Our push for a late equaliser was dented when Calum Chambers received a second yellow for a pull on Bojan twelve minutes from time, and Stoke held on to inflict another painful defeat on the Gunners.

The North-London club yet again under-fire as I shall now analyse this disappointing defeat from back-to-front.

At The Back: 3/10

It was clear Arsenal were not up to scratch less than a minute in, when Chambers showed an immediate lack of focus to allow Crouch’s opener and even worse it was one of two goals to come from a Potters aerial threat. Through the centre it was an absolute calamity and Mertesacker put in an abhorrent shift without Koscielny by his side, whilst Chambers was just constantly bullied by Stoke’s physical threat.

Even a score of 3/10 looks generous to this department after this game though, as we were slow, casual, sluggish and ultimately weak in dealing with a Stoke side we should know a lot about. Mentality played its part once again, as Arsenal failed to overcome the Brittania hurdle for another season, with Wenger’s decision to rest Koscielny back-firing horrendously.

Middle Men: 6/10

Just your typical midfield performance from modern-day Arsenal, who did the basics to a degree but did little to capture the imagination. One would expect this was a game suited to Flamini’s rough style of play, but the Frenchman was outplayed by his opposing man N’zonzi all day long and failed to deal with Stoke’s movement across the front.

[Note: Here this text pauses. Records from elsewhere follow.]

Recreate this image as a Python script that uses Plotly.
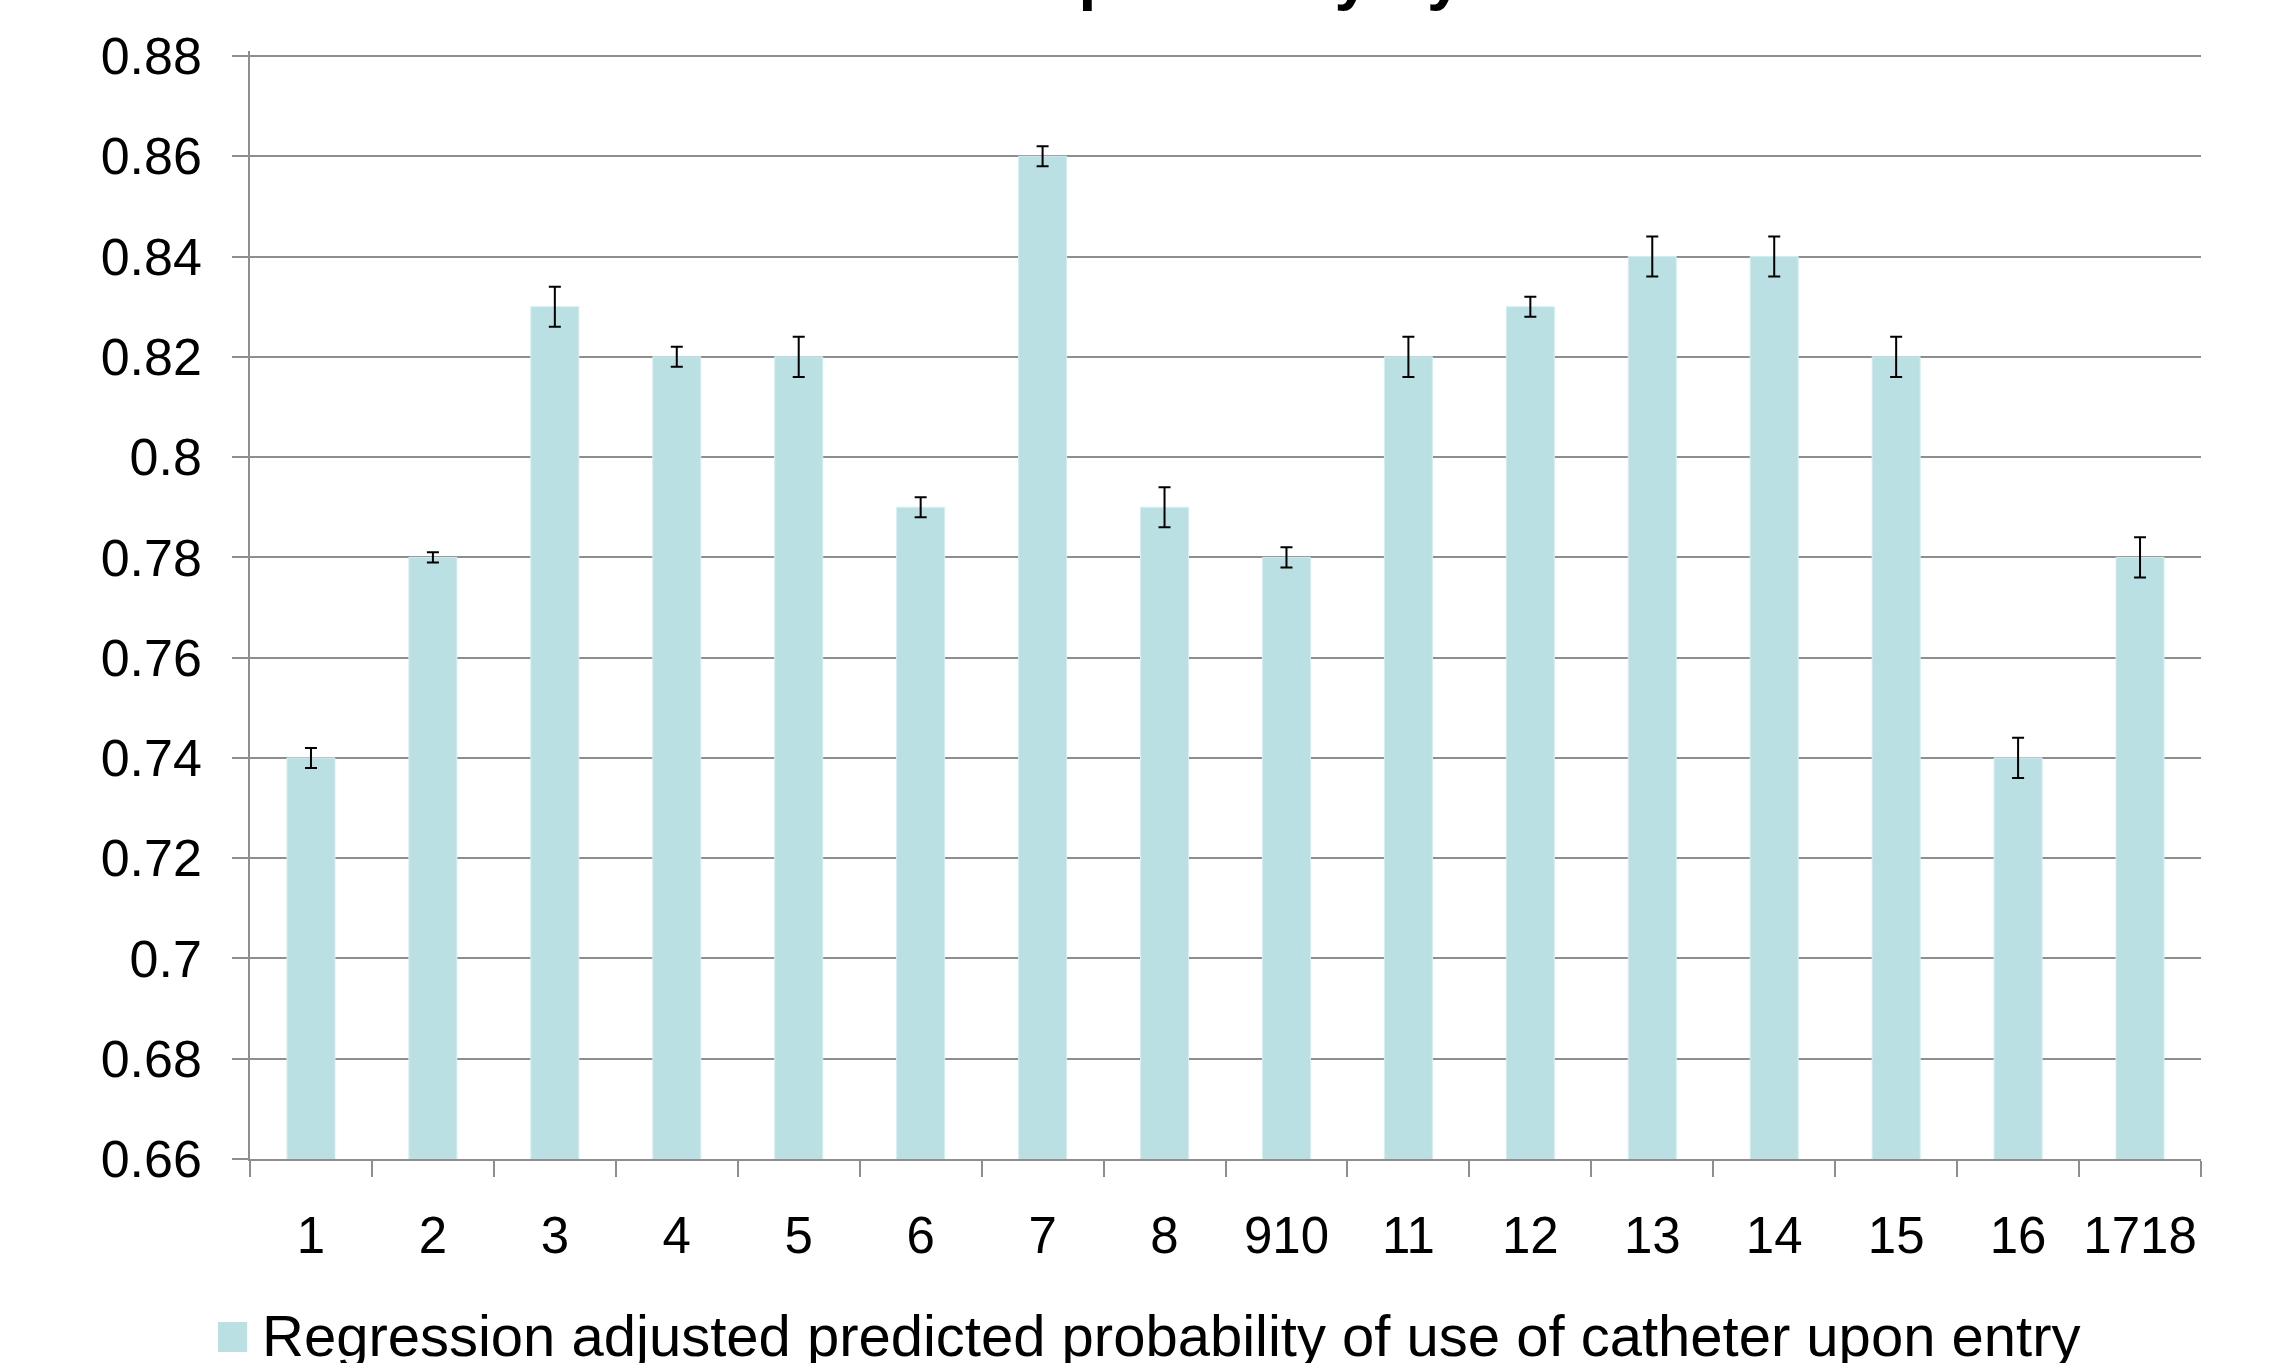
import plotly.graph_objects as go

categories = ["1", "2", "3", "4", "5", "6", "7", "8", "910", "11", "12", "13", "14", "15", "16", "1718"]
values = [0.74, 0.78, 0.83, 0.82, 0.82, 0.79, 0.86, 0.79, 0.78, 0.82, 0.83, 0.84, 0.84, 0.82, 0.74, 0.78]
errors = [0.002, 0.001, 0.004, 0.002, 0.004, 0.002, 0.002, 0.004, 0.002, 0.004, 0.002, 0.004, 0.004, 0.004, 0.004, 0.004]
y_tickvals = [0.66, 0.68, 0.70, 0.72, 0.74, 0.76, 0.78, 0.80, 0.82, 0.84, 0.86, 0.88]
y_ticktext = ["0.66", "0.68", "0.7", "0.72", "0.74", "0.76", "0.78", "0.8", "0.82", "0.84", "0.86", "0.88"]
series_name = "Regression adjusted predicted probability of use of catheter upon entry"
title_text = "Catheter use upon entry by State"

W, H = 2270, 1363
ML, MR, MT, MB = 250, 69, 51, 204
PH = H - MT - MB
PW = W - ML - MR

FONT = "Liberation Sans, Arial, sans-serif"
GRID = "#8e8e8e"
BAR = "#bbe0e3"

fig = go.Figure()
fig.add_trace(go.Bar(
    x=categories, y=values, name=series_name,
    marker=dict(color=BAR, line=dict(color="#d6eef0", width=1)),
    error_y=dict(type="data", array=errors, visible=True, color="black", thickness=2, width=6),
    showlegend=False,
))

def py(pix):
    return (H - MB - pix) / PH

def px(pix):
    return (pix - ML) / PW

# legend (manual, to match the large swatch)
fig.add_shape(type="rect", xref="paper", yref="paper",
              x0=px(218), x1=px(247), y0=py(1352), y1=py(1322),
              fillcolor=BAR, line=dict(width=0))
fig.add_annotation(text=series_name, xref="paper", yref="paper",
                   x=px(260), y=py(1335), xanchor="left", yanchor="middle",
                   showarrow=False, font=dict(family=FONT, size=58, color="black"))

# title, mostly cut off at the top edge
fig.add_annotation(text="<b>" + title_text + "</b>", xref="paper", yref="paper",
                   x=px(W / 2), y=py(14), xanchor="center", yanchor="bottom",
                   showarrow=False, font=dict(family=FONT, size=64, color="black"))

fig.update_layout(
    width=W, height=H,
    margin=dict(l=ML, r=MR, t=MT, b=MB, pad=0, autoexpand=False),
    paper_bgcolor="white", plot_bgcolor="white",
    bargap=0.606,
    font=dict(family=FONT, color="black"),
    xaxis=dict(
        type="category", tickson="boundaries", ticks="outside", ticklen=16,
        tickcolor=GRID, tickwidth=2, showline=True, linecolor=GRID, linewidth=2,
        showgrid=False, tickfont=dict(size=51, color="black"), ticklabelstandoff=31,
        tickangle=0, automargin=False,
    ),
    yaxis=dict(
        range=[0.66, 0.881], tickvals=y_tickvals, ticktext=y_ticktext,
        ticks="outside", ticklen=16, tickcolor=GRID, tickwidth=2,
        showline=True, linecolor=GRID, linewidth=1.5,
        showgrid=True, gridcolor=GRID, gridwidth=2, zeroline=False,
        tickfont=dict(size=52, color="black"), ticklabelstandoff=20,
        automargin=False,
    ),
)

fig.write_html("out.html", config={"displayModeBar": False},
               post_script="document.body.style.margin='0';")
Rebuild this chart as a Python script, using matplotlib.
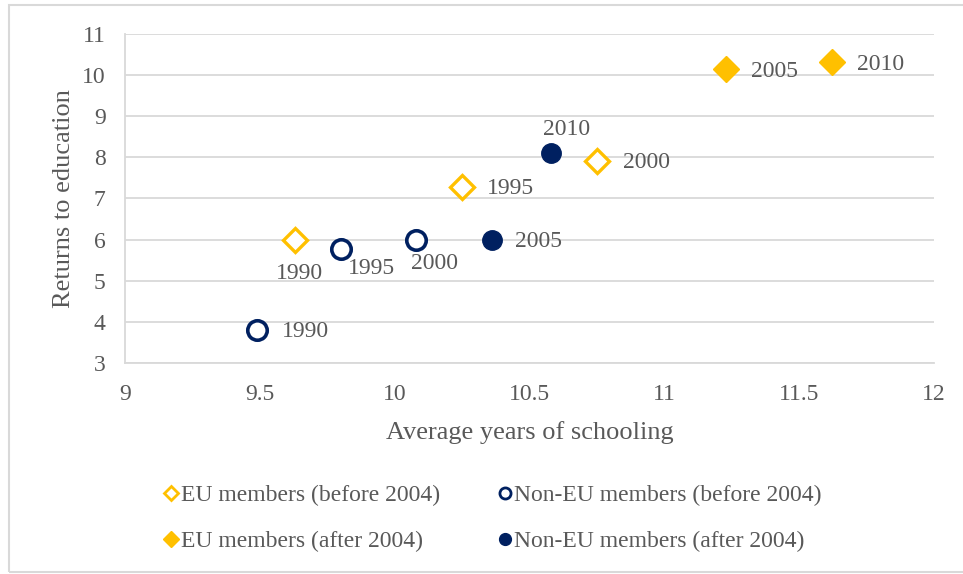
import matplotlib
matplotlib.use("Agg")
import matplotlib.pyplot as plt
from matplotlib.lines import Line2D
from matplotlib.patches import Rectangle

# Data
eu_before_x = [9.63, 10.25, 10.75]
eu_before_y = [5.99, 7.28, 7.92]
eu_before_lab = ["1990", "1995", "2000"]

eu_after_x = [11.23, 11.62]
eu_after_y = [10.15, 10.32]
eu_after_lab = ["2005", "2010"]

non_before_x = [9.49, 9.80, 10.08]
non_before_y = [3.81, 5.78, 5.99]
non_before_lab = ["1990", "1995", "2000"]

non_after_x = [10.36, 10.58]
non_after_y = [5.99, 8.11]
non_after_lab = ["2005", "2010"]

x_ticks = [9, 9.5, 10, 10.5, 11, 11.5, 12]
x_tick_labels = ["9", "9.5", "10", "10.5", "11", "11.5", "12"]
y_ticks = [3, 4, 5, 6, 7, 8, 9, 10, 11]

GOLD = "#FFC000"
NAVY = "#002060"
TXT = "#595959"
GRID = "#D9D9D9"

plt.rcParams['font.family'] = ['Liberation Serif', 'DejaVu Serif']

fig = plt.figure(figsize=(9.63, 5.74), dpi=100)
fig.patches.append(Rectangle((9 / 963, 2 / 574), 1.0, 1 - 7 / 574, transform=fig.transFigure,
                             fill=False, edgecolor="#D9D9D9", linewidth=1.5))
ax = fig.add_axes([0.1298, 0.3676, 0.8402, 0.5732])

ax.set_xlim(9, 12)
ax.set_ylim(3, 11)
ax.set_xticks(x_ticks)
ax.set_xticklabels(x_tick_labels)
ax.set_yticks(y_ticks)
ax.tick_params(axis='y', length=0, labelsize=17, labelcolor=TXT, pad=14)
ax.tick_params(axis='x', length=0, labelsize=17, labelcolor=TXT, pad=15)
ax.grid(axis='y', color=GRID, linewidth=1.3)
ax.set_axisbelow(True)
for s in ['top', 'right']:
    ax.spines[s].set_visible(False)
for s in ['left', 'bottom']:
    ax.spines[s].set_color(GRID)
    ax.spines[s].set_linewidth(1.3)

ax.set_xlabel("Average years of schooling", fontsize=19, color=TXT, labelpad=12)
ax.set_ylabel("Returns to education", fontsize=19, color=TXT, labelpad=5)

ax.plot(eu_before_x, eu_before_y, linestyle='none', marker='D', markersize=12,
        markerfacecolor='white', markeredgecolor=GOLD, markeredgewidth=2.4, clip_on=False)
ax.plot(eu_after_x, eu_after_y, linestyle='none', marker='D', markersize=13,
        markerfacecolor=GOLD, markeredgecolor=GOLD, markeredgewidth=1, clip_on=False)
ax.plot(non_before_x, non_before_y, linestyle='none', marker='o', markersize=14,
        markerfacecolor='white', markeredgecolor=NAVY, markeredgewidth=2.6, clip_on=False)
ax.plot(non_after_x, non_after_y, linestyle='none', marker='o', markersize=14,
        markerfacecolor=NAVY, markeredgecolor=NAVY, markeredgewidth=1, clip_on=False)

def lab(x, y, t, dx, dy, ha='left', va='center'):
    ax.annotate(t, (x, y), xytext=(dx, dy), textcoords='offset points',
                fontsize=17, color=TXT, ha=ha, va=va)

# EU before
lab(eu_before_x[0], eu_before_y[0], eu_before_lab[0], 3, -24, ha='center')
lab(eu_before_x[1], eu_before_y[1], eu_before_lab[1], 18, -1)
lab(eu_before_x[2], eu_before_y[2], eu_before_lab[2], 19, -1)
# EU after
lab(eu_after_x[0], eu_after_y[0], eu_after_lab[0], 18, -2)
lab(eu_after_x[1], eu_after_y[1], eu_after_lab[1], 18, -2)
# Non-EU before
lab(non_before_x[0], non_before_y[0], non_before_lab[0], 18, -1)
lab(non_before_x[1], non_before_y[1], non_before_lab[1], 5, -14)
lab(non_before_x[2], non_before_y[2], non_before_lab[2], -4, -17)
# Non-EU after
lab(non_after_x[0], non_after_y[0], non_after_lab[0], 17, -1)
lab(non_after_x[1], non_after_y[1], non_after_lab[1], 11, 17, ha='center')

handles = [
    Line2D([], [], linestyle='none', marker='D', markersize=7, markerfacecolor='white',
           markeredgecolor=GOLD, markeredgewidth=2),
    Line2D([], [], linestyle='none', marker='D', markersize=8.5, markerfacecolor=GOLD,
           markeredgecolor=GOLD),
    Line2D([], [], linestyle='none', marker='o', markersize=8, markerfacecolor='white',
           markeredgecolor=NAVY, markeredgewidth=2),
    Line2D([], [], linestyle='none', marker='o', markersize=8.5, markerfacecolor=NAVY,
           markeredgecolor=NAVY),
]
labels = ["EU members (before 2004)", "EU members (after 2004)",
          "Non-EU members (before 2004)", "Non-EU members (after 2004)"]
leg = fig.legend(handles, labels, ncol=2, loc='center', bbox_to_anchor=(0.5124, 0.097),
                 frameon=False, fontsize=17, handlelength=0.5, handletextpad=0.15,
                 columnspacing=2.5, labelspacing=1.05)
for t in leg.get_texts():
    t.set_color(TXT)

fig.savefig("out.png", dpi=100)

Both Cazorla and Ramsey escaped heavy criticisms over their contributions with a goal a piece, but the midfield generally kept quiet and were outclassed by Stoke’s quick passing game in the first half. In the physical department it was a landslide win for Mark Hughes’ side, as the Arsenal midfield could not get to grips with their opponents.

Oxlade-Chamberlain exhibited stints of promise, with the odd winding run, but lacked the co-operation from the rest of his team-mates in the middle of the park, who all remained in the shadows for much of the match.

Up-Top: 5/10

It’s unfortunate to say this was not a week where a catalogue of opportunities presented itself to the Arsenal attacking line, but we wasted most of the chances we did create.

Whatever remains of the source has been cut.